Haftet die E-Scooter Betreiberin?
E-Roller (“Scooter”) haben der deutschen Justiz in der Vergangenheit bereits des Öfteren Kopfzerbrechen bereitet. Erst im Juni diesen Jahres hat das Oberlandesgericht Frankfurt am Main entschieden, dass die Trunkenheitsfahrt mit einem E-Roller die gleichen Promillegrenzen wie die eines Kraftfahrzeugs haben soll. Damit machte das Gericht deutlich, für wie gefährlich es die neuartigen Gefährte hält. Diese Entscheidung ist nur eine von vielen, die die Problematik der umstrittenen Roller verdeutlichen. In diesem aktuellen Fall des OLG Bremen ergibt sich die Gefahr unmittelbar aus ihrer Existenz.
Der Unfallhergang
Ein blinder Mann stürzte im Juli 2020 in Bremen über zwei geparkte E-Scooter, die quer auf dem Bürgersteig geparkt waren. Er war mit einem Langstock unterwegs, um sich im Straßenverkehr zu orientieren. Vor dem Sturz gab der blinde Kläger an, entlang einer “inneren Leitlinie” in gemäßigtem Tempo gegangen zu sein. Diese spezielle Leitlinie dient als Orientierungshilfe für Menschen mit Sehbehinderung. Mithilfe seines Langstocks habe er den ersten E-Scooter identifizieren können. Als er versucht habe, über diesen Roller zu steigen, sei er versehentlich auf den zweiten Scooter, der parallel dahinter gestanden habe, getreten. Dadurch sei er über das Trittbrett des zweiten Rollers gestürzt. Bei dem Sturz erlitt er einen Oberschenkelhalsbruch, der operativ behandelt werden musste.

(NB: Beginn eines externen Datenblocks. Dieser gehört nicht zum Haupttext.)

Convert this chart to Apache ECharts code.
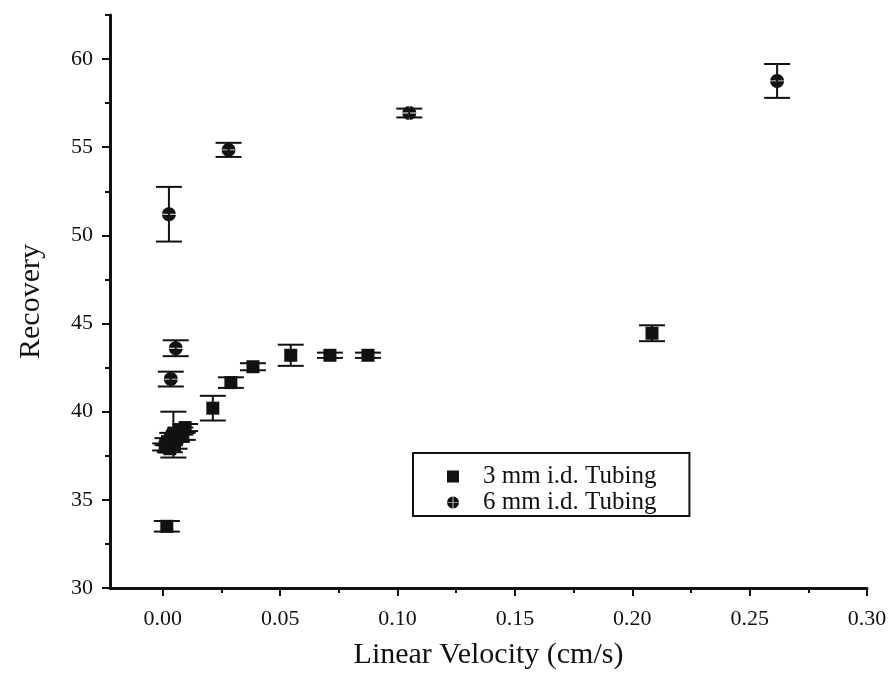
<!DOCTYPE html>
<html>
<head>
<meta charset="utf-8">
<script src="https://cdn.jsdelivr.net/npm/echarts@6/dist/echarts.min.js"></script>
<style>
  html, body { margin: 0; padding: 0; background: #fff; }
  #chart { width: 892px; height: 683px; }
</style>
</head>
<body>
<div id="chart"></div>
<script>
// Recovery vs. linear velocity for two tubing diameters (mean ± SD)
const velocity3mm = [0.0017, 0.0045, 0.0020, 0.0030, 0.0040, 0.0050, 0.0060, 0.0075, 0.0085, 0.0095, 0.0010,
                     0.0213, 0.0290, 0.0384, 0.0545, 0.0712, 0.0874, 0.2084];
const recovery3mm = [33.5, 38.7, 38.3, 37.9, 38.6, 38.1, 38.5, 38.9, 38.6, 39.1, 38.0,
                     40.2, 41.65, 42.55, 43.2, 43.2, 43.2, 44.45];
const sd3mm       = [0.3, 1.3, 0.2, 0.2, 0.2, 0.2, 0.2, 0.2, 0.2, 0.2, 0.2,
                     0.7, 0.3, 0.2, 0.6, 0.15, 0.15, 0.45];

const velocity6mm = [0.0026, 0.0055, 0.0034, 0.0280, 0.1050, 0.2617];
const recovery6mm = [51.2, 43.6, 41.85, 54.85, 56.94, 58.76];
const sd6mm       = [1.55, 0.45, 0.42, 0.4, 0.25, 0.96];

const xMajorTicks = [0, 0.05, 0.10, 0.15, 0.20, 0.25, 0.30];
const xMinorTicks = [0.025, 0.075, 0.125, 0.175, 0.225, 0.275];
const yMajorTicks = [30, 35, 40, 45, 50, 55, 60];
const yMinorTicks = [32.5, 37.5, 42.5, 47.5, 52.5, 57.5, 62.5];

const seriesNames = ['3 mm i.d. Tubing', '6 mm i.d. Tubing'];

const INK = '#111';
const SERIF = '"Liberation Serif", "DejaVu Serif", serif';

// filled circle split into four quadrants -> circle with a thin cross
const crossedCircle = 'path://M10.6 9.4L10.6 0.018A10 10 0 0 1 19.982 9.4Z' +
  'M10.6 10.6L19.982 10.6A10 10 0 0 1 10.6 19.982Z' +
  'M9.4 10.6L9.4 19.982A10 10 0 0 1 0.018 10.6Z' +
  'M9.4 9.4L0.018 9.4A10 10 0 0 1 9.4 0.018Z';

const zip2 = (xs, ys) => xs.map((x, i) => [x, ys[i]]);
const zip3 = (xs, ys, es) => xs.map((x, i) => [x, ys[i], es[i]]);

function renderErrorBar(params, api) {
  const x = api.value(0), y = api.value(1), e = api.value(2);
  const top = api.coord([x, y + e]);
  const bot = api.coord([x, y - e]);
  const hw = 13;
  const st = { stroke: INK, lineWidth: 2 };
  return {
    type: 'group',
    children: [
      { type: 'line', shape: { x1: top[0], y1: top[1], x2: bot[0], y2: bot[1] }, style: st },
      { type: 'line', shape: { x1: top[0] - hw, y1: top[1], x2: top[0] + hw, y2: top[1] }, style: st },
      { type: 'line', shape: { x1: bot[0] - hw, y1: bot[1], x2: bot[0] + hw, y2: bot[1] }, style: st }
    ]
  };
}

const xMin = -0.0225, xMax = 0.30, yMin = 30, yMax = 62.5;
const tickLabelStyle = { color: INK, fontFamily: SERIF, fontSize: 22 };
const nameStyle = { color: INK, fontFamily: SERIF, fontSize: 30 };

const chart = echarts.init(document.getElementById('chart'), null, { renderer: 'canvas' });
chart.setOption({
  backgroundColor: '#fff',
  animation: false,
  grid: { left: 110, right: 25, top: 15, bottom: 95 },
  legend: {
    data: [
      { name: seriesNames[0], icon: 'rect' },
      { name: seriesNames[1], icon: crossedCircle }
    ],
    orient: 'vertical',
    left: 413,
    top: 453,
    padding: [11, 33, 1, 34],
    itemGap: 1,
    itemWidth: 12,
    itemHeight: 12,
    borderColor: INK,
    borderWidth: 2,
    borderRadius: 0,
    selectedMode: false,
    textStyle: { color: INK, fontFamily: SERIF, fontSize: 25, lineHeight: 25, padding: [0, 0, 0, 19] }
  },
  xAxis: [
    {
      type: 'value', min: xMin, max: xMax,
      name: 'Linear Velocity (cm/s)', nameLocation: 'middle', nameGap: 52,
      nameTextStyle: nameStyle,
      axisLine: { onZero: false, lineStyle: { color: INK, width: 3 } },
      axisTick: { customValues: xMajorTicks, length: 8, lineStyle: { color: INK, width: 2 } },
      axisLabel: { customValues: xMajorTicks, margin: 20, formatter: v => v.toFixed(2), ...tickLabelStyle },
      splitLine: { show: false }
    },
    {
      type: 'value', min: xMin, max: xMax, position: 'bottom',
      axisLine: { show: false, onZero: false },
      axisTick: { customValues: xMinorTicks, length: 5, lineStyle: { color: INK, width: 2 } },
      axisLabel: { show: false },
      splitLine: { show: false }
    }
  ],
  yAxis: [
    {
      type: 'value', min: yMin, max: yMax,
      name: 'Recovery', nameLocation: 'middle', nameGap: 64,
      nameTextStyle: nameStyle,
      axisLine: { onZero: false, lineStyle: { color: INK, width: 3 } },
      axisTick: { customValues: yMajorTicks, length: 8, lineStyle: { color: INK, width: 2 } },
      axisLabel: { customValues: yMajorTicks, margin: 17, ...tickLabelStyle },
      splitLine: { show: false }
    },
    {
      type: 'value', min: yMin, max: yMax, position: 'left',
      axisLine: { show: false, onZero: false },
      axisTick: { customValues: yMinorTicks, length: 5, lineStyle: { color: INK, width: 2 } },
      axisLabel: { show: false },
      splitLine: { show: false }
    }
  ],
  series: [
    {
      name: '3 mm SD', type: 'custom', renderItem: renderErrorBar,
      data: zip3(velocity3mm, recovery3mm, sd3mm), encode: { x: 0, y: 1 }, z: 2, silent: true
    },
    {
      name: '6 mm SD', type: 'custom', renderItem: renderErrorBar,
      data: zip3(velocity6mm, recovery6mm, sd6mm), encode: { x: 0, y: 1 }, z: 2, silent: true
    },
    {
      name: seriesNames[0], type: 'scatter', symbol: 'rect', symbolSize: 13,
      itemStyle: { color: INK, opacity: 1 },
      data: zip2(velocity3mm, recovery3mm), z: 3
    },
    {
      name: seriesNames[1], type: 'scatter', symbol: crossedCircle, symbolSize: 14, symbolKeepAspect: true,
      itemStyle: { color: INK, opacity: 1 },
      data: zip2(velocity6mm, recovery6mm), z: 3
    }
  ]
});
</script>
</body>
</html>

Halterin der elektrischen Roller war eine E-Scooter Anbieterin, die die Roller gewerblich im sogenannten Free-Floating-Modell vermietete. Das bedeutet, dass die E-Scooter keinen festen Standort haben und je nach Fahrtstrecke und Abstellort der Nutzer:innen beliebig die Position verändern. Der Kläger verlangte nun von der E-Scooter Anbieterin ein Schmerzensgeld in Höhe von 20.000 Euro.
LG und OLG sind sich einig
Das Landgericht Bremen hatte die Klage abgewiesen. Gegen dieses erstinstanzliche Urteil wandte sich der Kläger nun mit einer Berufung vor dem OLG Bremen.
Mangels Pflichtverletzung verneinte auch das OLG eine Haftung der Vermieterin. Zwar seien E-Scooter Anbieter “grundsätzlich verpflichtet, die notwendigen und zumutbaren Vorkehrungen zu treffen, um eine Schädigung anderer möglichst zu verhindern”, allerdings sei eine Verkehrssicherung, die jede Schädigung ausschließt “im praktischen Leben nicht erreichbar”, so das OLG.
Eine Verletzung der Verkehrssicherungspflicht würde sich auch nicht daraus ergeben, wie die E-Roller auf dem Gehweg abgestellt gewesen seien. Dies habe weder gegen allgemeine zivilrechtliche Rücksichtnahmepflichten der Vermieterin gegenüber schutzbedürftigen Menschen noch gegen konkrete Vorgaben verstoßen. Sie habe sich daher im Rahmen der behördlichen Vorgaben ihrer erteilten Sondernutzungserlaubnis für E-Scooter Anbieter bewegt. Die Vorgaben enthielten insbesondere keine Anweisung, in welche Richtung die Roller aufgestellt werden müssen. Nach Ansicht der Frankfurter Richter sei das Aufstellen in Querrichtung nicht weniger anfällig für Kollisionen als das Aufstellen in Längsrichtung. Dies berge nämlich andere Risiken wie beispielsweise das Stolpern über die seitlichen Ständer. Im Übrigen müsse auf öffentlichen Bürgersteigen mit vergleichbaren Hindernissen wie Fahrrädern, Baugerüsten oder Reklameschildern gerechnet werden.
Fazit
E-Roller sind aus dem Stadtbild nicht mehr wegzudenken und ebenso wenig aus juristischen Klausuren. Der Fall bietet sich in einer Deliktsrechtklausur geradezu an, um die Kenntnisse zur Haftung aufgrund von Verkehrssicherungspflichten abzuprüfen. Auch eine Verknüpfung mit weiteren Haftungsfragen rund um eine Fahrt mit dem E-Scooter ist hier durchaus denkbar und macht den Fall dann auch für Klausuren im Examen interessant.